By the 1960s, Yoo Youngkuk has emerged as the most admired role model among young generation artists who sought to represent Korean abstract and avant-garde art. Leading the Contemporary Artists Association in 1960, Yoo began partaking proactively in ‘contemporary’ art movements. In 1964, however, he announced an end of his association to such art groups, and held his first solo exhibition with 15 new works at the Korea Press Center, and thus shocking the Korean art circles. The works he produced at this period of time involved large canvases that reveal the vivid natural scenes of all distinct seasons, seen from a bird’s-eye view, enabling audiences to feel as if massive landscape is unfolding in front of them.
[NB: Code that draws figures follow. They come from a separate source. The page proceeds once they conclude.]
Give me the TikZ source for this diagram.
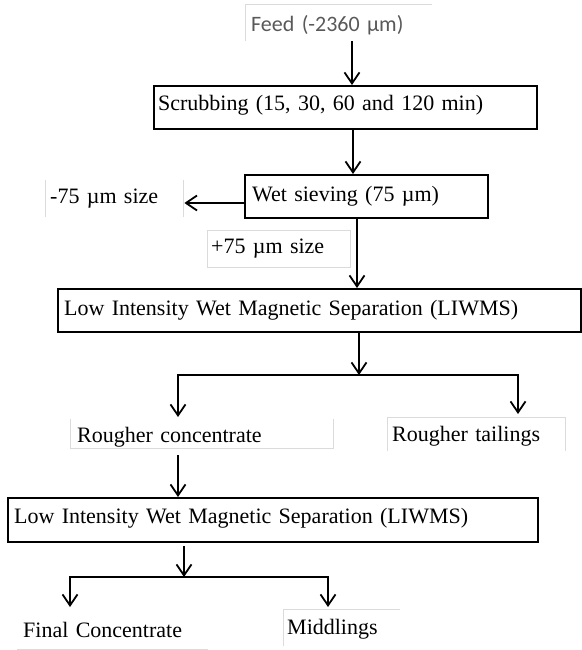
\documentclass[tikz,border=0pt]{standalone}
\usepackage{fontspec}
\setmainfont{Liberation Serif}
\newfontfamily\feedfont{Carlito}
\usetikzlibrary{arrows.meta,calc}

\begin{document}
\begin{tikzpicture}[x=1pt,y=-1pt,
  flow/.style={line width=1.8pt, -{Straight Barb[length=11pt,width=15pt]}},
  procbox/.style={draw, line width=2.2pt, inner ysep=0pt, align=left,
    anchor=north west, font=\fontsize{22}{26}\selectfont},
  txtbox/.style={inner ysep=0pt, align=left, anchor=north west,
    font=\fontsize{22}{26}\selectfont},
  faint/.style={draw=black!14, line width=1pt}
]
\useasboundingbox (0,0) rectangle (581,650);

% process boxes
\node[procbox, inner xsep=4pt, minimum width=383pt, minimum height=43pt, text width=375pt,
  text depth=9pt]
  (scrub) at (153,85) {\mbox{Scrubbing (15, 30, 60 and 120 min)}};
\node[procbox, inner xsep=7pt, minimum width=243pt, minimum height=43pt, text width=229pt]
  (sieve) at (244,174) {\mbox{Wet sieving (75 \textmu m)}};
\node[procbox, inner xsep=6pt, minimum width=523pt, minimum height=43pt, text width=511pt]
  (liwmsA) at (57,288) {\mbox{Low Intensity Wet Magnetic Separation (LIWMS)}};
\node[procbox, inner xsep=6pt, minimum width=530pt, minimum height=44pt, text width=518pt,
  text depth=9pt]
  (liwmsB) at (7,497) {\mbox{Low Intensity Wet Magnetic Separation (LIWMS)}};

% product labels
\node[txtbox, inner xsep=6pt, minimum width=187pt, minimum height=36pt, text width=175pt,
  font=\feedfont\fontsize{22}{26}\selectfont, text=black!65, text height=21pt]
  (feed) at (245,5) {\mbox{Feed (-2360 \textmu m)}};
\node[txtbox, inner xsep=5pt, minimum width=138pt, minimum height=37pt, text width=128pt]
  (minus) at (45,180) {\mbox{-75 \textmu m size}};
\node[txtbox, inner xsep=4pt, minimum width=143pt, minimum height=37pt, text width=135pt]
  (plus) at (207,230) {\mbox{+75 \textmu m size}};
\node[txtbox, inner xsep=7pt, minimum width=263pt, minimum height=29pt, text width=249pt,
  text height=23pt]
  (rc) at (70,419) {\mbox{Rougher concentrate}};
\node[txtbox, inner xsep=5pt, minimum width=178pt, minimum height=34pt, text width=168pt,
  text height=19pt]
  (rt) at (387,417) {\mbox{Rougher tailings}};
\node[txtbox, inner xsep=6pt, minimum width=191pt, minimum height=39pt, text width=179pt]
  (fc) at (17,610) {\mbox{Final Concentrate}};
\node[txtbox, inner xsep=4pt, minimum width=117pt, minimum height=37pt, text width=109pt,
  text height=18pt]
  (mid) at (283,609) {\mbox{Middlings}};

% faint text-box edges
\draw[faint] (feed.south west) -- (feed.north west) -- (feed.north east);
\draw[faint] (minus.north west) -- (minus.south west);
\draw[faint] (minus.north east) -- (minus.south east);
\draw[faint] (plus.north west) rectangle (plus.south east);
\draw[faint] (rc.north west) -- (rc.south west) -- (rc.south east) -- (rc.north east);
\draw[faint] (rt.south west) -- (rt.north west) -- (rt.north east) -- (rt.south east);
\draw[faint] (fc.south west) -- (fc.south east);
\draw[faint] (mid.south west) -- (mid.north west) -- (mid.north east);

% lanes and junctions
\coordinate (xa) at (352,0);
\coordinate (xb) at (353,0);
\coordinate (xc) at (357,0);
\coordinate (xl) at (178,0);
\coordinate (xr) at (518,0);
\coordinate (ya) at (0,203);
\coordinate (ja) at (359,375);
\coordinate (jb) at (184,577);
\coordinate (xfl) at (70,0);
\coordinate (xfr) at (328,0);

% connectors
\draw[flow] (feed.south -| xa) -- (scrub.north -| xa);
\draw[flow] (scrub.south -| xb) -- (sieve.north -| xb);
\draw[flow, shorten >=1pt] (sieve.west |- ya) -- (minus.east |- ya);
\draw[flow] (sieve.south -| xc) -- (liwmsA.north -| xc);
\draw[flow] (liwmsA.south -| ja) -- (ja);
\draw[flow, shorten >=2pt] (ja) -| (rc.north -| xl);
\draw[flow, shorten >=3pt] (ja) -| (rt.north -| xr);
\draw[flow, shorten <=7pt] (rc.south -| xl) -- (liwmsB.north -| xl);
\draw[flow, shorten <=3pt] (liwmsB.south -| jb) -- (jb);
\draw[flow, shorten >=3pt] (jb) -| (fc.north -| xfl);
\draw[flow, shorten >=2pt] (jb) -| (mid.north -| xfr);
\end{tikzpicture}
\end{document}
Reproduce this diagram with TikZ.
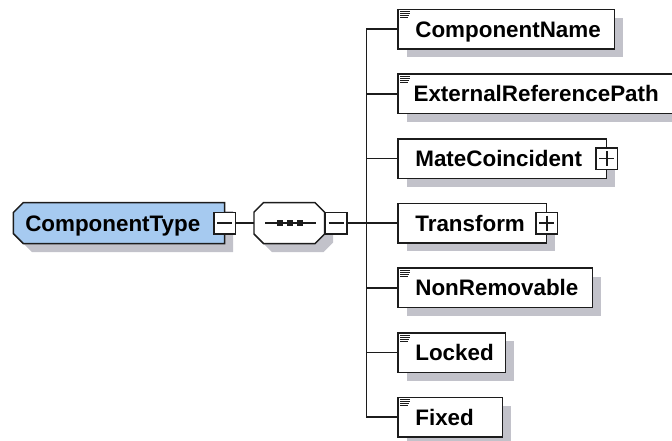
\documentclass[tikz,border=0pt]{standalone}
\usepackage{fontspec}
\setmainfont{Liberation Sans}
\usetikzlibrary{calc,shadows}

\definecolor{edge}{RGB}{28,28,28}
\definecolor{shadowgray}{RGB}{194,194,202}
\definecolor{ctfill}{RGB}{166,202,240}

\begin{document}
\begin{tikzpicture}[x=0.75pt,y=-0.75pt,
  edgeline/.style={draw=edge, line width=1.1pt},
  conn/.style={draw=edge, line width=1.1pt},
  anchorbox/.style={anchor=north west, inner sep=0pt, minimum height=40.4*0.75pt},
  elembox/.style={edgeline, fill=white, inner sep=0pt, anchor=north west,
    minimum height=39.5*0.75pt,
    drop shadow={shadow xshift=6.375pt, shadow yshift=-6.375pt, fill=shadowgray, opacity=1}},
  elemlabel/.style={font=\bfseries\fontsize{16.8}{18}\selectfont, text=black,
    inner sep=0pt, anchor=base west},
  pmbox/.style={edgeline, fill=white, minimum size=21.5*0.75pt, inner sep=0pt},
  iconline/.style={draw=edge, line width=0.8pt},
]
\useasboundingbox (0,0) rectangle (672,441);
\clip (0,0) rectangle (672,441);

% ---------- ComponentType (chamfered on the left) ----------
\node[anchorbox, minimum width=210.7*0.75pt] (ct) at (13.3,202.6) {};
\begin{scope}[transform canvas={shift={(6.375pt,-6.375pt)}}]
  \fill[shadowgray] ($(ct.north west)+(10,0)$) -- (ct.north east) -- (ct.south east)
    -- ($(ct.south west)+(10,0)$) -- ($(ct.south west)+(0,-10)$)
    -- ($(ct.north west)+(0,10)$) -- cycle;
\end{scope}
\filldraw[edgeline, fill=ctfill] ($(ct.north west)+(10,0)$) -- (ct.north east) -- (ct.south east)
    -- ($(ct.south west)+(10,0)$) -- ($(ct.south west)+(0,-10)$)
    -- ($(ct.north west)+(0,10)$) -- cycle;
\node[elemlabel] (ct-t) at ($(ct.west)+(11.7,8)$) {ComponentType};
\node[pmbox] (ctpm) at (ct.east) {};
\draw[edgeline] ($(ctpm.center)+(-7.5,0)$) -- ($(ctpm.center)+(7.5,0)$);

% ---------- sequence compositor (octagon) ----------
\node[anchorbox, minimum width=70*0.75pt] (seq) at (254,202.6) {};
\begin{scope}[transform canvas={shift={(6.375pt,-6.375pt)}}]
  \fill[shadowgray] ($(seq.north west)+(9.5,0)$) -- ($(seq.north east)+(-9.5,0)$)
    -- ($(seq.north east)+(0,9.5)$) -- ($(seq.south east)+(0,-9.5)$)
    -- ($(seq.south east)+(-9.5,0)$) -- ($(seq.south west)+(9.5,0)$)
    -- ($(seq.south west)+(0,-9.5)$) -- ($(seq.north west)+(0,9.5)$) -- cycle;
\end{scope}
\filldraw[edgeline, fill=white] ($(seq.north west)+(9.5,0)$) -- ($(seq.north east)+(-9.5,0)$)
    -- ($(seq.north east)+(0,9.5)$) -- ($(seq.south east)+(0,-9.5)$)
    -- ($(seq.south east)+(-9.5,0)$) -- ($(seq.south west)+(9.5,0)$)
    -- ($(seq.south west)+(0,-9.5)$) -- ($(seq.north west)+(0,9.5)$) -- cycle;
\draw[edge, line width=1pt] ($(seq.west)+(11,0)$) -- ($(seq.east)+(-9,0)$);
\foreach \dx in {23,33,43}
  \fill[edge] ($(seq.west)+(\dx,-3)$) rectangle +(6,6);
\node[pmbox, anchor=west] (seqpm) at (seq.east) {};
\draw[edgeline] ($(seqpm.center)+(-7.5,0)$) -- ($(seqpm.center)+(7.5,0)$);

% ---------- child elements ----------
\node[elembox, minimum width=216.7*0.75pt] (cn)  at (397.3,8.7)   {};
\node[elembox, minimum width=278.7*0.75pt] (erp) at (397.3,73.37) {};
\node[elembox, minimum width=208.2*0.75pt] (mc)  at (397.3,138.04) {};
\node[elembox, minimum width=148.2*0.75pt] (tf)  at (397.3,202.71) {};
\node[elembox, minimum width=194.4*0.75pt] (nr)  at (397.3,267.38) {};
\node[elembox, minimum width=107.7*0.75pt] (lk)  at (397.3,332.05) {};
\node[elembox, minimum width=104.4*0.75pt] (fx)  at (397.3,396.72) {};

\node[elemlabel] (cn-t)  at ($(cn.north west)+(17.8,28.6)$)  {ComponentName};
\node[elemlabel] (erp-t) at ($(erp.north west)+(16,28.6)$)   {ExternalReferencePath};
\node[elemlabel] (mc-t)  at ($(mc.north west)+(17.8,28.6)$)  {MateCoincident};
\node[elemlabel] (tf-t)  at ($(tf.north west)+(17.8,28.6)$)  {Transform};
\node[elemlabel] (nr-t)  at ($(nr.north west)+(17.8,28.6)$)  {NonRemovable};
\node[elemlabel] (lk-t)  at ($(lk.north west)+(17.8,28.6)$)  {Locked};
\node[elemlabel] (fx-t)  at ($(fx.north west)+(17.8,28.6)$)  {Fixed};

% simple-content marks in the upper left corner
\foreach \b in {cn,erp,nr,lk,fx}
  \foreach \k/\len in {0/10,1/10,2/9,3/8}
    \draw[iconline] ($(\b.north west)+(3,3+2*\k)$) -- ++(\len,0);

% expand buttons
\foreach \b in {mc,tf} {
  \node[pmbox] (\b pm) at (\b.east) {};
  \draw[edgeline] ($(\b pm.center)+(-7.5,0)$) -- ($(\b pm.center)+(7.5,0)$);
  \draw[edgeline] ($(\b pm.center)+(0,-7.5)$) -- ($(\b pm.center)+(0,7.5)$);
}

% ---------- connectors ----------
\coordinate (bus) at (366.7,222.8);
\draw[conn] (ctpm.east) -- (seq.west);
\draw[conn] (seqpm.east) -- (seqpm.east -| bus);
\draw[conn] (cn.west) -| (fx.west -| bus) -- (fx.west);
\foreach \b in {erp,mc,tf,nr,lk}
  \draw[conn] (\b.west -| bus) -- (\b.west);
\end{tikzpicture}
\end{document}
Preparing for his solo exhibition in 1964, Yoo exerted his intense spirit and focus to produce works that led the audience to feel a sense of illusion that they are being engulfed by a deep forest. Since then onwards, he completely devoted himself to the creation of art within a strict daily routine and embodying a sense of duty and diligence of a manual laborer.
Just as he once had mentioned that "he would softly return to nature after studying the basics until the age of 60,” his works testify that he continued to be involved in ceaseless formative experiments until he turned 60 in the mid-1970s. He died at the age of 87. Even when he was battling against deteriorating health for a long time, Yoo continuously produced serene and beautiful paintings, representing his desire to “softly return to nature.” His final works, involving mountains and trees, lakes and sees, horizons of land and water, and above all, the reflections of the sun and moon, depict his aspirations of seeking a perfect ‘equilibrium’ with a supreme peace and harmony of nature.
The canvases that Yoo re-encountered whenever he was standing on the verge of death even convey a warm comfort of life to the viewers. While living through the most turbulent times in Korean modern and contemporary history, Yoo never ceased his endeavors for life and art creation until he was close to the peak of what he regarded as ‘absolute abstraction’. This indeed reflects the life of Yoo, which was fierce and competitive as an artist but also very much restrained.
Although I lived through an era during which paintings did not sell well, I am not confined in the thought that they must be sold. By doing so, I was able to think and do the painting to that extend whichever I’ve been wishing to.
There was no need to rush and I did not have sufficient materials like paint and canvases like it is now. Therefore, I had plenty of time to think.